→ **PROBLEM DETAILS**: Quote exactly the lines between the line containing "Recreate this image" and the line containing "height = 405;", counting those two lines as part of the range. Leave the rest out.

→ **INPUT MATERIAL**:
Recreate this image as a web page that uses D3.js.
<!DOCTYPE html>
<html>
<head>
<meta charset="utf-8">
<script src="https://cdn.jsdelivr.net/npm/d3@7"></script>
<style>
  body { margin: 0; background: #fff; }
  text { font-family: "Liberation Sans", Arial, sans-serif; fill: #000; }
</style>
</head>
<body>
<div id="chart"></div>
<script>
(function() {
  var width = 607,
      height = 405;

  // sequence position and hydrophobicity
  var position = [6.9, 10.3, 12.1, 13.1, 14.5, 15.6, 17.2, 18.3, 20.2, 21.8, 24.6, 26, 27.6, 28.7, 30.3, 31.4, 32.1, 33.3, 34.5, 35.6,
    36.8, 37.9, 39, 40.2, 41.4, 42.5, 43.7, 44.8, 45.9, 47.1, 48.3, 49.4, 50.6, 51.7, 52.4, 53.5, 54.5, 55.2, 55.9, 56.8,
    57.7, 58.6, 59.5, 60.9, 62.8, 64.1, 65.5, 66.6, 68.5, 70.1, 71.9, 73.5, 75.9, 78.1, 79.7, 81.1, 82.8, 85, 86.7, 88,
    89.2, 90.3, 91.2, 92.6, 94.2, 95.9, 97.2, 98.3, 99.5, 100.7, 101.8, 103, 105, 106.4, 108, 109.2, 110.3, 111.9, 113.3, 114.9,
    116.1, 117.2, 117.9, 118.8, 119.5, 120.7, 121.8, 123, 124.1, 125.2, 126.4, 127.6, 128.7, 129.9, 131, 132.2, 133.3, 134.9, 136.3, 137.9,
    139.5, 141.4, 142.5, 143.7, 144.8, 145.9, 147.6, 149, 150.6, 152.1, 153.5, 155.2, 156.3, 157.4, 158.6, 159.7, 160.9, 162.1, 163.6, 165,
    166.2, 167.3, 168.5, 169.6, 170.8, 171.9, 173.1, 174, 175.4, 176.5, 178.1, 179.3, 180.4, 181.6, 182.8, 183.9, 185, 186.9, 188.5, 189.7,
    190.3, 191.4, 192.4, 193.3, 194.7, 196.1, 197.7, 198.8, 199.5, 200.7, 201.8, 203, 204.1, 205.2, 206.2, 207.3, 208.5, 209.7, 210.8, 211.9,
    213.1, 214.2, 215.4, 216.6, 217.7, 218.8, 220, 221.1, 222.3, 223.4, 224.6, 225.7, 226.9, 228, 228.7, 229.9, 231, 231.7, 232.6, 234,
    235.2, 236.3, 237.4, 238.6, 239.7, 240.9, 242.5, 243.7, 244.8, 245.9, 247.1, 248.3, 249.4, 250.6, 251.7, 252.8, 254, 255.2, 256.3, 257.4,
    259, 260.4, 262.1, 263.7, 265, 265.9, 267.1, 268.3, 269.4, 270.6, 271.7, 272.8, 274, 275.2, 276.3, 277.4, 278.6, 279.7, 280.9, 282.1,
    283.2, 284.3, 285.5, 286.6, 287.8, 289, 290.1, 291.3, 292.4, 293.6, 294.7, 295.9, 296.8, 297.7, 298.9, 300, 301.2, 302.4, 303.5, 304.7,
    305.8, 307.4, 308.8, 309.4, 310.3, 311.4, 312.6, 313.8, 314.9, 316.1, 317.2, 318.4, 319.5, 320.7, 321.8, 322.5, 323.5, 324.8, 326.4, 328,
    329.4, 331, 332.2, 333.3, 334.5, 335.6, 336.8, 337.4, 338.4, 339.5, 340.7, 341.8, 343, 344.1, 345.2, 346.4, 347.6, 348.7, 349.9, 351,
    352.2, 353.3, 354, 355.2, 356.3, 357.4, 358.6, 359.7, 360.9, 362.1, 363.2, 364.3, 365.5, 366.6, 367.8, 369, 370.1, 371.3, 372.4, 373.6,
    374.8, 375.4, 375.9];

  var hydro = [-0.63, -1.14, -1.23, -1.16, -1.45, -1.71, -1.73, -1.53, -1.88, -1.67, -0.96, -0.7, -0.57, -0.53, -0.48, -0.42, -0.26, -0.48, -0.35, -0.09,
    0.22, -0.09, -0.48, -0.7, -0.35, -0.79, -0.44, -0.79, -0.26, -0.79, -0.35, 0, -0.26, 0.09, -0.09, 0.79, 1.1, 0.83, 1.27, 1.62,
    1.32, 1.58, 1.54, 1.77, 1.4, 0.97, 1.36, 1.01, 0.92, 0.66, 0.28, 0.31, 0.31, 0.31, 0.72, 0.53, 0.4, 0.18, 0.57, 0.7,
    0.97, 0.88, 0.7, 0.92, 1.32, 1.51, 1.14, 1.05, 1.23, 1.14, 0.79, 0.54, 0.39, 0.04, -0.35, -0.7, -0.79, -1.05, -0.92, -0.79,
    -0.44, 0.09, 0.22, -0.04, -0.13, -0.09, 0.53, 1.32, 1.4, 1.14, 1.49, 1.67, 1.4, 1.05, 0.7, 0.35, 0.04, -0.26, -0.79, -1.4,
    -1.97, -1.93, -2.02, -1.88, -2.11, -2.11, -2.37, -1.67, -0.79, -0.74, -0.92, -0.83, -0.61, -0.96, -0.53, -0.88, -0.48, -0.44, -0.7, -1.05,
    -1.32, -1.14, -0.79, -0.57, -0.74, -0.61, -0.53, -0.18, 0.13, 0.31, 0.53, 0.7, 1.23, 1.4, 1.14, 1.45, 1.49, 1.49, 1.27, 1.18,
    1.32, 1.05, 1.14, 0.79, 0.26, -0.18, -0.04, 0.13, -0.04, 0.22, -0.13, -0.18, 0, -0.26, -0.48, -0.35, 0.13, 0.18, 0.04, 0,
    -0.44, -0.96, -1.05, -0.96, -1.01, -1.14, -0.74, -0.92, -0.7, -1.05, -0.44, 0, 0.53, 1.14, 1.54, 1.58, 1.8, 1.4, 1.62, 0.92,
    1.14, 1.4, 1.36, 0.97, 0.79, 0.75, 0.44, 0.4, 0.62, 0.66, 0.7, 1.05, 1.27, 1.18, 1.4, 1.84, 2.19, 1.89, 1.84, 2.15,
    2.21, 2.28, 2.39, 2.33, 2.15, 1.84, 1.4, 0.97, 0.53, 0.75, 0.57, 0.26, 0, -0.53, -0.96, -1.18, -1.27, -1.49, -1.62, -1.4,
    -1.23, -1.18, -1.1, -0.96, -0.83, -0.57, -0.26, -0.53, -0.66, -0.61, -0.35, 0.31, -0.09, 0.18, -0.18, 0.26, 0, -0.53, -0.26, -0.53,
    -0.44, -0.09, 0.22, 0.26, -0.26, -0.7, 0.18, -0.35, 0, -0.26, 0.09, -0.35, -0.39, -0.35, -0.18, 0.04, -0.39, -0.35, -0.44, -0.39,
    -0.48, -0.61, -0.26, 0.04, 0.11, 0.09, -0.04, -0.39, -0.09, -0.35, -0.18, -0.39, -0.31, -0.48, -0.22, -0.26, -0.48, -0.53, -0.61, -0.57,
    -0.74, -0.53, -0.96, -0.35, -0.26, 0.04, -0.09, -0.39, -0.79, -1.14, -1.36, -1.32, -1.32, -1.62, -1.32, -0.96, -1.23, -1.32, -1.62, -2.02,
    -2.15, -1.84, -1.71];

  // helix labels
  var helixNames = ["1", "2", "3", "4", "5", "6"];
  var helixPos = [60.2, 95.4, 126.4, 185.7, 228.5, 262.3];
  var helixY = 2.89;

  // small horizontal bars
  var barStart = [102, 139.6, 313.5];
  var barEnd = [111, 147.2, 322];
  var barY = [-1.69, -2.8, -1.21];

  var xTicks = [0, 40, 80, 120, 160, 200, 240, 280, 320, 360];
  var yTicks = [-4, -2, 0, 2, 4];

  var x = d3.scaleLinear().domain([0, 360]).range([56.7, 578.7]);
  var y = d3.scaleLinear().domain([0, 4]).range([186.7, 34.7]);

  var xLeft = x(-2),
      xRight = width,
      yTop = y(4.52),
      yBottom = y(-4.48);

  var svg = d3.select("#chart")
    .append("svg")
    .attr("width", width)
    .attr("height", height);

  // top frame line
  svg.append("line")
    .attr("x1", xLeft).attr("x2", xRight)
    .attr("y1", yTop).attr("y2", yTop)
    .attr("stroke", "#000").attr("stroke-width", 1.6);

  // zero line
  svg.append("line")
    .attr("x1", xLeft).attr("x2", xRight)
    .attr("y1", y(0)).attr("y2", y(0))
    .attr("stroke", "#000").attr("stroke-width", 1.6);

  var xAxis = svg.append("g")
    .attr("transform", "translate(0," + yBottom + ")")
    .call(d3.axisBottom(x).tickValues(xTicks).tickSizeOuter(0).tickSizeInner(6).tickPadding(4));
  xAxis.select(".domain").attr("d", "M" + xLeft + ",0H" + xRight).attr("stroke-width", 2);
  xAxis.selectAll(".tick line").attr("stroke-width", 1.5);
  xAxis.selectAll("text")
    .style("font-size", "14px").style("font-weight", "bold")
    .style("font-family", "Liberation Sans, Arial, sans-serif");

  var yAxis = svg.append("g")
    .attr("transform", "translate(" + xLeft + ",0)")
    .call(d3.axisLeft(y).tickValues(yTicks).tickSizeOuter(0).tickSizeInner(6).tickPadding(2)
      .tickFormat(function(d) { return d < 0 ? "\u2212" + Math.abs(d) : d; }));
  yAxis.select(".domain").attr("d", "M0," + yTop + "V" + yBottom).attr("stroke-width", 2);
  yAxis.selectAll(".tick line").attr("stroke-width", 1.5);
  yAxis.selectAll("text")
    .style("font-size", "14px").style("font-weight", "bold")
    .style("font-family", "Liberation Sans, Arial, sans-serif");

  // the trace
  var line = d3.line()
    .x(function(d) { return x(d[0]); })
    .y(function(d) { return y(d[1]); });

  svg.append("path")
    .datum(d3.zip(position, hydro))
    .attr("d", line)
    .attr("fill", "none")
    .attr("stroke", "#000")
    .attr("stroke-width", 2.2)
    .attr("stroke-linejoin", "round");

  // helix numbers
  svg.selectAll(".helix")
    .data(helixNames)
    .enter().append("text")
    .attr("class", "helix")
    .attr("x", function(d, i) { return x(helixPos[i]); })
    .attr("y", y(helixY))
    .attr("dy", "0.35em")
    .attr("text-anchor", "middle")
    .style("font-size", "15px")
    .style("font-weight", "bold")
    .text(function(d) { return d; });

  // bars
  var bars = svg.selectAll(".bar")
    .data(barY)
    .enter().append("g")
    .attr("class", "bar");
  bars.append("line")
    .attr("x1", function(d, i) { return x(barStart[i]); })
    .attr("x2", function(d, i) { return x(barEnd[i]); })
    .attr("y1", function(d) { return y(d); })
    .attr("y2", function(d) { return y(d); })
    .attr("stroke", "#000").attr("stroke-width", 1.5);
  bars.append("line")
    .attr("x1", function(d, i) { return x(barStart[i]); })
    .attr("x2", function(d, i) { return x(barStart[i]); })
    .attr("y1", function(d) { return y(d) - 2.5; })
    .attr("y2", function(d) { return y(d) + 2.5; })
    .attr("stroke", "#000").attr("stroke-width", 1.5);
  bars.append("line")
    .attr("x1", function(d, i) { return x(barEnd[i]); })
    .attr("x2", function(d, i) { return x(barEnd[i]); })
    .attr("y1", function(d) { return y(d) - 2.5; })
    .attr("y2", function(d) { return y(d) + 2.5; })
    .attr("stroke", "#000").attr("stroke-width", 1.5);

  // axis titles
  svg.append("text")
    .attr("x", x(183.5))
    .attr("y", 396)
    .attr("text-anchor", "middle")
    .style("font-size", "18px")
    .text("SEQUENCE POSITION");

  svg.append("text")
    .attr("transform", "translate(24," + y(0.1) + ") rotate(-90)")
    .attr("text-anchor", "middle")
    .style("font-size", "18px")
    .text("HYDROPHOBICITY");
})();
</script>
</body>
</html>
--
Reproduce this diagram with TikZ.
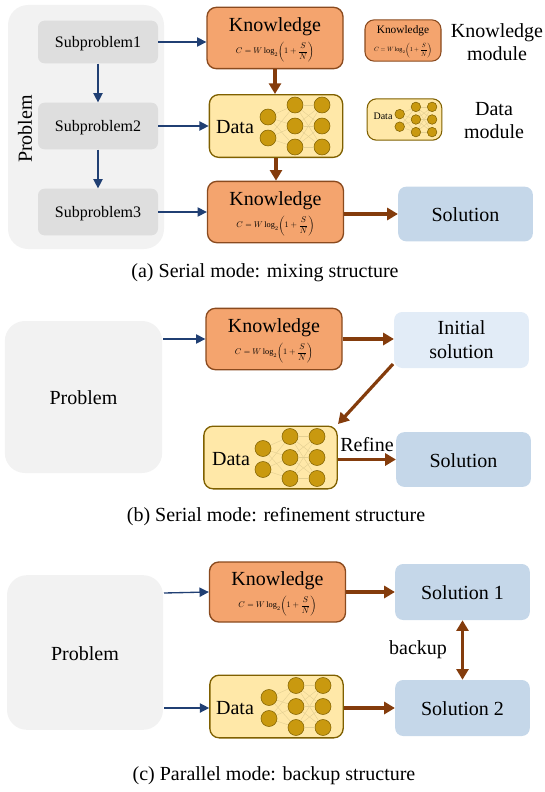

→ **COMPLETE ANSWER**:
Recreate this image as a web page that uses D3.js.
<!DOCTYPE html>
<html>
<head>
<meta charset="utf-8">
<script src="https://cdn.jsdelivr.net/npm/d3@7"></script>
<style>
  body { margin: 0; background: #fff; }
  text { font-family: "Liberation Sans", Arial, sans-serif; fill: #000; }
</style>
</head>
<body>
<div id="chart"></div>
<script>
(function() {
  var width = 607,
      height = 405;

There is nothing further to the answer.